Lina Theodorou’s project was one of the most intriguing works in the show. Her board game club offered a playful insight into the crisis in Greece and the social and legal consequences of austerity measurements up leading to losing well established rights. The setting would be funny if it wouldn’t be real.
"Pawnshop" by Lina Theodorou, Installation, 2014
Carey Youngs’ work “Obsidian Contract” transformed the visitor into an affiliate. The public space and the legal space were imagined and lost rights were reconstructed fictionally while watching the contract text through a mirror.
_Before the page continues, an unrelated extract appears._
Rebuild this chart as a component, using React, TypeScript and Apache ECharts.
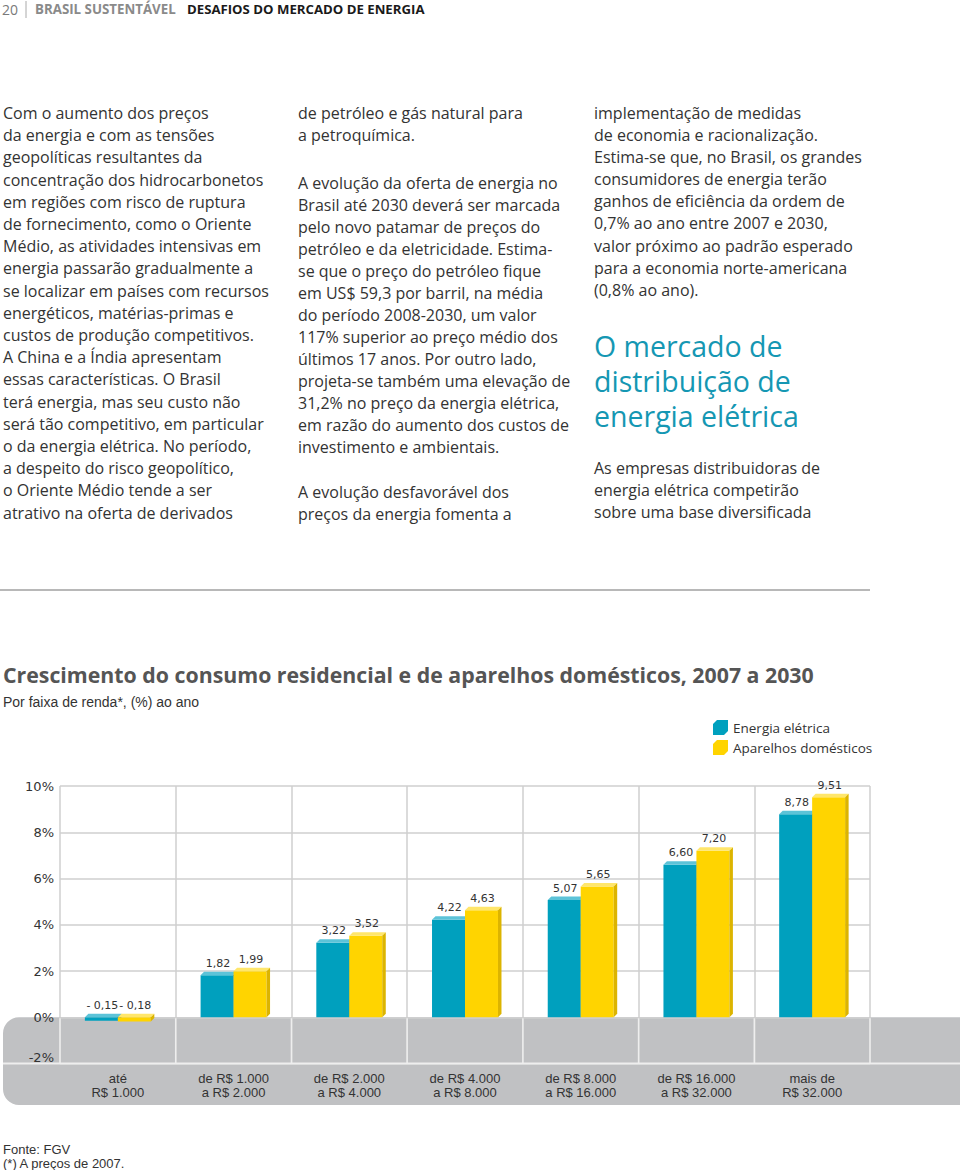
import React, { useEffect, useRef } from "react";
import * as echarts from "echarts";

// ---------- data ----------
const CATEGORIES = [
  "até\nR$ 1.000",
  "de R$ 1.000\na R$ 2.000",
  "de R$ 2.000\na R$ 4.000",
  "de R$ 4.000\na R$ 8.000",
  "de R$ 8.000\na R$ 16.000",
  "de R$ 16.000\na R$ 32.000",
  "mais de\nR$ 32.000",
];
const SERIES_NAMES = ["Energia elétrica", "Aparelhos domésticos"];
const ENERGIA_ELETRICA = [-0.15, 1.82, 3.22, 4.22, 5.07, 6.6, 8.78];
const APARELHOS_DOMESTICOS = [-0.18, 1.99, 3.52, 4.63, 5.65, 7.2, 9.51];
const Y_MIN = -2;
const Y_MAX = 10;
const Y_INTERVAL = 2;

const TITLE = "Crescimento do consumo residencial e de aparelhos domésticos, 2007 a 2030";
const SUBTITLE = "Por faixa de renda*, (%) ao ano";
const FOOTNOTES = ["Fonte: FGV", "(*) A preços de 2007."];

const HEADER_NUM = "20";
const HEADER_SECTION = "BRASIL SUSTENTÁVEL";
const HEADER_TITLE = "DESAFIOS DO MERCADO DE ENERGIA";

const COL1 = [
  "Com o aumento dos preços",
  "da energia e com as tensões",
  "geopolíticas resultantes da",
  "concentração dos hidrocarbonetos",
  "em regiões com risco de ruptura",
  "de fornecimento, como o Oriente",
  "Médio, as atividades intensivas em",
  "energia passarão gradualmente a",
  "se localizar em países com recursos",
  "energéticos, matérias-primas e",
  "custos de produção competitivos.",
  "A China e a Índia apresentam",
  "essas características. O Brasil",
  "terá energia, mas seu custo não",
  "será tão competitivo, em particular",
  "o da energia elétrica. No período,",
  "a despeito do risco geopolítico,",
  "o Oriente Médio tende a ser",
  "atrativo na oferta de derivados",
];
const COL2_P1 = ["de petróleo e gás natural para", "a petroquímica."];
const COL2_P2 = [
  "A evolução da oferta de energia no",
  "Brasil até 2030 deverá ser marcada",
  "pelo novo patamar de preços do",
  "petróleo e da eletricidade. Estima-",
  "se que o preço do petróleo fique",
  "em US$ 59,3 por barril, na média",
  "do período 2008-2030, um valor",
  "117% superior ao preço médio dos",
  "últimos 17 anos. Por outro lado,",
  "projeta-se também uma elevação de",
  "31,2% no preço da energia elétrica,",
  "em razão do aumento dos custos de",
  "investimento e ambientais.",
];
const COL2_P3 = ["A evolução desfavorável dos", "preços da energia fomenta a"];
const COL3_P1 = [
  "implementação de medidas",
  "de economia e racionalização.",
  "Estima-se que, no Brasil, os grandes",
  "consumidores de energia terão",
  "ganhos de eficiência da ordem de",
  "0,7% ao ano entre 2007 e 2030,",
  "valor próximo ao padrão esperado",
  "para a economia norte-americana",
  "(0,8% ao ano).",
];
const COL3_HEAD = ["O mercado de", "distribuição de", "energia elétrica"];
const COL3_P2 = [
  "As empresas distribuidoras de",
  "energia elétrica competirão",
  "sobre uma base diversificada",
];

// ---------- style ----------
const BODY_FONT = "'Open Sans', 'Noto Sans', sans-serif";
const NARROW_FONT = "'Liberation Sans Narrow', 'Liberation Sans', sans-serif";
const NUM_FONT = "'DejaVu Sans', Verdana, sans-serif";
const TEXT = "#333333";
const BLUE = { front: "#00a0be", top: "#5cc3d8", side: "#00809a" };
const YELLOW = { front: "#ffd400", top: "#ffe66b", side: "#dcb400" };
const COLORS = [BLUE, YELLOW];
const GRID = { left: 60, right: 90, top: 786, bottom: 106.5 };
const BAND_BOTTOM = 1105;
const CUBE = "path://M0,4 L4,0 L15,0 L15,11 L11,15 L0,15 Z";

const fmt = (v: number) =>
  v < 0 ? "- " + Math.abs(v).toFixed(2).replace(".", ",") : v.toFixed(2).replace(".", ",");

function makeRenderItem(seriesIdx: number) {
  const c = COLORS[seriesIdx];
  return (params: any, api: any) => {
    const ci = api.value(0);
    const v = api.value(1);
    const pTop = api.coord([ci, v]);
    const pBase = api.coord([ci, 0]);
    const band = api.size([1, 0])[0];
    const w = band * 0.285;
    const d = 3.5;
    const left = pTop[0] - w + seriesIdx * w;
    const yTop = Math.min(pTop[1], pBase[1]);
    const yBot = Math.max(pTop[1], pBase[1]);
    return {
      type: "group",
      children: [
        {
          type: "rect",
          shape: { x: left, y: yTop, width: w, height: yBot - yTop },
          style: { fill: c.front },
        },
        {
          type: "polygon",
          shape: {
            points: [
              [left, yTop],
              [left + w, yTop],
              [left + w + d, yTop - d],
              [left + d, yTop - d],
            ],
          },
          style: { fill: c.top },
        },
        {
          type: "polygon",
          shape: {
            points: [
              [left + w, yTop],
              [left + w + d, yTop - d],
              [left + w + d, yBot - d],
              [left + w, yBot],
            ],
          },
          style: { fill: c.side },
        },
        {
          type: "text",
          x: left + w / 2 + 1,
          y: yTop - d - 3,
          style: {
            text: fmt(v),
            align: "center",
            verticalAlign: "bottom",
            fill: TEXT,
            fontSize: 11,
            fontFamily: NUM_FONT,
          },
        },
      ],
    };
  };
}

function textBlock(lines: string[], x: number, firstCenter: number, lh: number, extra: any = {}) {
  return {
    type: "text",
    x,
    y: firstCenter - lh / 2,
    silent: true,
    style: {
      text: lines.join("\n"),
      fill: TEXT,
      fontSize: 16,
      fontFamily: BODY_FONT,
      lineHeight: lh,
      verticalAlign: "top",
      align: "left",
      ...extra,
    },
  };
}

export default function App() {
  const ref = useRef<HTMLDivElement>(null);
  useEffect(() => {
    if (!ref.current) return;
    const chart = echarts.init(ref.current, null, { renderer: "svg" });

    const plotW = 960 - GRID.left - GRID.right;
    const n = CATEGORIES.length;
    const zeroY = 1170 - GRID.bottom - ((0 - Y_MIN) / (Y_MAX - Y_MIN)) * (1170 - GRID.top - GRID.bottom);
    const sepY = 1170 - GRID.bottom;
    const whiteLines: any[] = [];
    for (let i = 0; i <= n; i++) {
      const x = GRID.left + (plotW * i) / n;
      whiteLines.push({
        type: "line",
        z: 1,
        silent: true,
        shape: { x1: x, y1: zeroY + 1, x2: x, y2: sepY },
        style: { stroke: "#eeeeee", lineWidth: 1.5 },
      });
    }

    const graphic: any[] = [
      // header
      {
        type: "text",
        x: 2,
        y: 9,
        style: { text: HEADER_NUM, fill: "#7a7a7a", fontSize: 14, fontFamily: BODY_FONT, verticalAlign: "middle" },
      },
      {
        type: "line",
        shape: { x1: 26, y1: 1, x2: 26, y2: 18 },
        style: { stroke: "#aaaaaa", lineWidth: 1 },
      },
      {
        type: "text",
        x: 35,
        y: 9,
        style: {
          text: HEADER_SECTION,
          fill: "#8a8a8a",
          fontSize: 13.3,
          fontWeight: "bold",
          fontFamily: BODY_FONT,
          verticalAlign: "middle",
        },
      },
      {
        type: "text",
        x: 187,
        y: 9,
        style: {
          text: HEADER_TITLE,
          fill: "#1a1a1a",
          fontSize: 13.2,
          fontWeight: "bold",
          fontFamily: BODY_FONT,
          verticalAlign: "middle",
        },
      },
      // columns
      textBlock(COL1, 3, 113, 22.2),
      textBlock(COL2_P1, 298, 113, 22),
      textBlock(COL2_P2, 298, 183, 22),
      textBlock(COL2_P3, 298, 492, 22),
      textBlock(COL3_P1, 594, 113, 22.1),
      textBlock(COL3_HEAD, 594, 346, 35, { fontSize: 28.5, fill: "#1597b3" }),
      textBlock(COL3_P2, 594, 468, 22),
      // rule
      {
        type: "line",
        shape: { x1: 0, y1: 590, x2: 870, y2: 590 },
        style: { stroke: "#a0a0a0", lineWidth: 1.5 },
      },
      // grey band
      {
        type: "rect",
        z: -10,
        silent: true,
        shape: { x: 3, y: zeroY, width: 1000, height: BAND_BOTTOM - zeroY, r: [16, 0, 0, 16] },
        style: { fill: "#c0c1c3" },
      },
      ...whiteLines,
      {
        type: "line",
        z: 1,
        silent: true,
        shape: { x1: 3, y1: sepY, x2: 960, y2: sepY },
        style: { stroke: "#eeeeee", lineWidth: 2 },
      },
      // footnotes
      textBlock(FOOTNOTES, 3, 1149, 14, { fontSize: 13, fontFamily: NARROW_FONT }),
    ];

    chart.setOption({
      animation: false,
      backgroundColor: "#ffffff",
      title: {
        text: TITLE,
        subtext: SUBTITLE,
        left: 0,
        top: 662,
        padding: [0, 3],
        itemGap: 8,
        textStyle: {
          fontSize: 21.3,
          fontWeight: "bold",
          color: "#555555",
          fontFamily: BODY_FONT,
          lineHeight: 24,
        },
        subtextStyle: { fontSize: 14, color: TEXT, fontFamily: NARROW_FONT, lineHeight: 16 },
      },
      legend: {
        orient: "vertical",
        left: 708,
        top: 715,
        itemWidth: 15,
        itemHeight: 15,
        itemGap: 5,
        textStyle: { fontSize: 13.5, color: TEXT, fontFamily: BODY_FONT },
        data: SERIES_NAMES.map((name) => ({ name, icon: CUBE })),
      },
      grid: { left: GRID.left, right: GRID.right, top: GRID.top, bottom: GRID.bottom, containLabel: false },
      xAxis: {
        type: "category",
        data: CATEGORIES,
        axisLine: { show: false },
        axisTick: { show: false },
        splitLine: { show: true, interval: 0, lineStyle: { color: "#cfcfcf", width: 1.5 } },
        axisLabel: {
          interval: 0,
          color: TEXT,
          fontSize: 13,
          fontFamily: NARROW_FONT,
          lineHeight: 14,
          margin: 8,
        },
      },
      yAxis: {
        type: "value",
        min: Y_MIN,
        max: Y_MAX,
        interval: Y_INTERVAL,
        axisLine: { show: false },
        axisTick: { show: false },
        splitLine: { show: true, lineStyle: { color: "#cfcfcf", width: 1.5 } },
        axisLabel: {
          formatter: "{value}%",
          color: TEXT,
          fontSize: 13,
          fontFamily: NUM_FONT,
          margin: 6,
          verticalAlignMinLabel: "bottom",
        },
      },
      graphic,
      series: [ENERGIA_ELETRICA, APARELHOS_DOMESTICOS].map((vals, si) => ({
        name: SERIES_NAMES[si],
        type: "custom",
        coordinateSystem: "cartesian2d",
        itemStyle: { color: COLORS[si].front },
        encode: { x: 0, y: 1 },
        data: vals.map((v, i) => [i, v]),
        renderItem: makeRenderItem(si),
        z: 3 + si,
      })),
    });

    return () => chart.dispose();
  }, []);

  return (
    <div
      ref={ref}
      style={{ position: "absolute", left: 0, top: 0, width: 960, height: 1170, background: "#fff" }}
    />
  );
}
The exhibition did not refer directly to any political action, artivism, hacktivism or any other form of resistance but it implied the embedded hegemonic power structures pointing where it all begins.The exhibition was not a subversive act but it showed how subversion as an act of societal struggle became something illegal. Up to around 15 years ago the notion of 'subversion’ was relatively easy to connect to counter-cultural productions. But a subversive act wasn’t nesessarily illegal - it was done in a grey shadow light between established settings in order to shake up presumably fixed sociopolitical surroundings. An unclear task under clear conditions.
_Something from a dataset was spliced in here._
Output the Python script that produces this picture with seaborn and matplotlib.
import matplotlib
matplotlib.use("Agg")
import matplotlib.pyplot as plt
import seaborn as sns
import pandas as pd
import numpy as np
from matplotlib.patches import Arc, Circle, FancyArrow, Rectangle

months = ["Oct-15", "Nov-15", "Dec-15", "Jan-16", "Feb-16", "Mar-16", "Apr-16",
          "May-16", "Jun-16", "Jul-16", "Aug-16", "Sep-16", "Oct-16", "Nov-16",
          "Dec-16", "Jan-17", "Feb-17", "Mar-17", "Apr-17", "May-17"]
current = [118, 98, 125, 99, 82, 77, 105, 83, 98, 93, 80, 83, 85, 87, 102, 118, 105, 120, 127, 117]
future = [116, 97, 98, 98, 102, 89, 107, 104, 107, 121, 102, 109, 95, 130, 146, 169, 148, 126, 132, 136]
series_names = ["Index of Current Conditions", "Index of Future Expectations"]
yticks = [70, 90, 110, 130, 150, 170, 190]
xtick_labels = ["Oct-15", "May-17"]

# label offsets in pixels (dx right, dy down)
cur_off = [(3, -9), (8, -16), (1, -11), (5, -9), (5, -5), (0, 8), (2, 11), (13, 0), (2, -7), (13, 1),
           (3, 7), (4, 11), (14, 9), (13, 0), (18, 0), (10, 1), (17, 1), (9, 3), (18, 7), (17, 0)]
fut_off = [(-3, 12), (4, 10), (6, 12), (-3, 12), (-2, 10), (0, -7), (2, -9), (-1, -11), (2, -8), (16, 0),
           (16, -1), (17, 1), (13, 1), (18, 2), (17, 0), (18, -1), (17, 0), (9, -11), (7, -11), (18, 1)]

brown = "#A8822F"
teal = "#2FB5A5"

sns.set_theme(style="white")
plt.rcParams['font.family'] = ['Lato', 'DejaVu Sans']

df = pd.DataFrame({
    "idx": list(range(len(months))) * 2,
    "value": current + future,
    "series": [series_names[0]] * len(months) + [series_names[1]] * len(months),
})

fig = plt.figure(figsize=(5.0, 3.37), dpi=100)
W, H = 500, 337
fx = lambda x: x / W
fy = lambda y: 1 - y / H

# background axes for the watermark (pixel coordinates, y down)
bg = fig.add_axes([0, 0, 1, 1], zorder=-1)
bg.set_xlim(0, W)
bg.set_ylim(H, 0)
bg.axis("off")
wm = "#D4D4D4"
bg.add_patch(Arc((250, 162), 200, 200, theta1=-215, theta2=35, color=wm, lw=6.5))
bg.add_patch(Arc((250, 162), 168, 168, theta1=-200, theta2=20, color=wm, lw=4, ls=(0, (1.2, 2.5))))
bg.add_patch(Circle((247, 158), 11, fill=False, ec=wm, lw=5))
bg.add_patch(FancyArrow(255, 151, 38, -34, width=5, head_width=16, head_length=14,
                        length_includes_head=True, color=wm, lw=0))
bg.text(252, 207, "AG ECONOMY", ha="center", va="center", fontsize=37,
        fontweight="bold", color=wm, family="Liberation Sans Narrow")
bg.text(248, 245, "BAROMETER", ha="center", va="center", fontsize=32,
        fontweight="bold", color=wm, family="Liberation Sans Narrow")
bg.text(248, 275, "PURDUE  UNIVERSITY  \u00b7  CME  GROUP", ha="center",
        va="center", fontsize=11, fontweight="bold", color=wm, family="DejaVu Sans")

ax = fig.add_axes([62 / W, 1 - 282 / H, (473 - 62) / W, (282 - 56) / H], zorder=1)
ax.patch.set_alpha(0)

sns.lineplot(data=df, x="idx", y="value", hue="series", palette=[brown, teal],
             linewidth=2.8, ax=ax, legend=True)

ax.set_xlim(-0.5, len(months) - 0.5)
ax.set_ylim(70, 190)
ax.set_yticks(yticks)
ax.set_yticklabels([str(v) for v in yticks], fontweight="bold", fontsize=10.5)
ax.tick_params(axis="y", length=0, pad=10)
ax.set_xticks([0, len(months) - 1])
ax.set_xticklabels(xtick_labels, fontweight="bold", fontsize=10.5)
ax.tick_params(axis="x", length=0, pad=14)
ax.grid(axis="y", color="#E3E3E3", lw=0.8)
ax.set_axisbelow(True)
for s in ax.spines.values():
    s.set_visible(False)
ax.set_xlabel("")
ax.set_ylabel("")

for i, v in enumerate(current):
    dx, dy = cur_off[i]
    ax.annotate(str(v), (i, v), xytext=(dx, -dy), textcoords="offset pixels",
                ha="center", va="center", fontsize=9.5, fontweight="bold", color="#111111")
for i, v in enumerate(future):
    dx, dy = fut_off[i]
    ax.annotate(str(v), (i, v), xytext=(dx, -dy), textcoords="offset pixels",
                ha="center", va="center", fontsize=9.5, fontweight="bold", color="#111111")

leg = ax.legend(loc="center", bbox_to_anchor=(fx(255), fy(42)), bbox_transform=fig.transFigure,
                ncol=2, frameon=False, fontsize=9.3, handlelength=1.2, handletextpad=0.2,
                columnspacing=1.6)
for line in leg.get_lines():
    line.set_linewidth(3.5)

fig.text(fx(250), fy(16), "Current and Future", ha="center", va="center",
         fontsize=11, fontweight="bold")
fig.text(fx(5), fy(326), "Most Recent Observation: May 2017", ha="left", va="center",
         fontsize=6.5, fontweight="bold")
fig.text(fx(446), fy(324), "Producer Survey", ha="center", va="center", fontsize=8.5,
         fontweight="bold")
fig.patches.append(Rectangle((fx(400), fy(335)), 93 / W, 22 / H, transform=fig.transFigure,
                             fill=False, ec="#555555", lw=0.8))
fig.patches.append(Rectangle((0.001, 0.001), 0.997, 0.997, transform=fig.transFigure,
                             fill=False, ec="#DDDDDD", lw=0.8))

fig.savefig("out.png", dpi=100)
In the era of global capitalist hegemony, shadows turned straight into black or white areas; no grey is involved anymore. Subversion dissolved into two parts: the legal one, which consists of what is now understood as innovation - or 'creativity' as the motor for an 'idea based economy’- and the illegal one, what now labels all the 'unwanted’ realities: terror, refugees, homeless; etc. Therefore subversive thinking and acting is no longer part of a cultural discourse but is simply illegal. Why?
The unlimited governmental practices which are today in place show that decisions are made as it happens in the financial markets; everything becomes a derivate, something to speculate with. The future has consequences on the present before anything happens. In times where potentials are seen as threats, the subversive process is turned upside down: subversions themselves become clearly defined and legal settings are turned into grey areas. A clear task under unclear conditions.
The exhibition encouraged, motivated and gave an insight into the power of rights including the absence of it. Focusing on how rights are either set or (il/legally) undermined by their exceptions and on how well these tendencies are sold as (inter)national necessities, it underlined the urge for a collective awareness of these i/legal practices and their consequences.
‘As Rights Go By’ was a very important exhibition; as mentioned above - what was visible was just the tip of the iceberg. As in many shows which include a huge amount of artistic research, a retrospective view in the future will show that this is just the beginning of a different kind of political engagement which most of all is a call for action.
Rights go by and are not falling from the sky.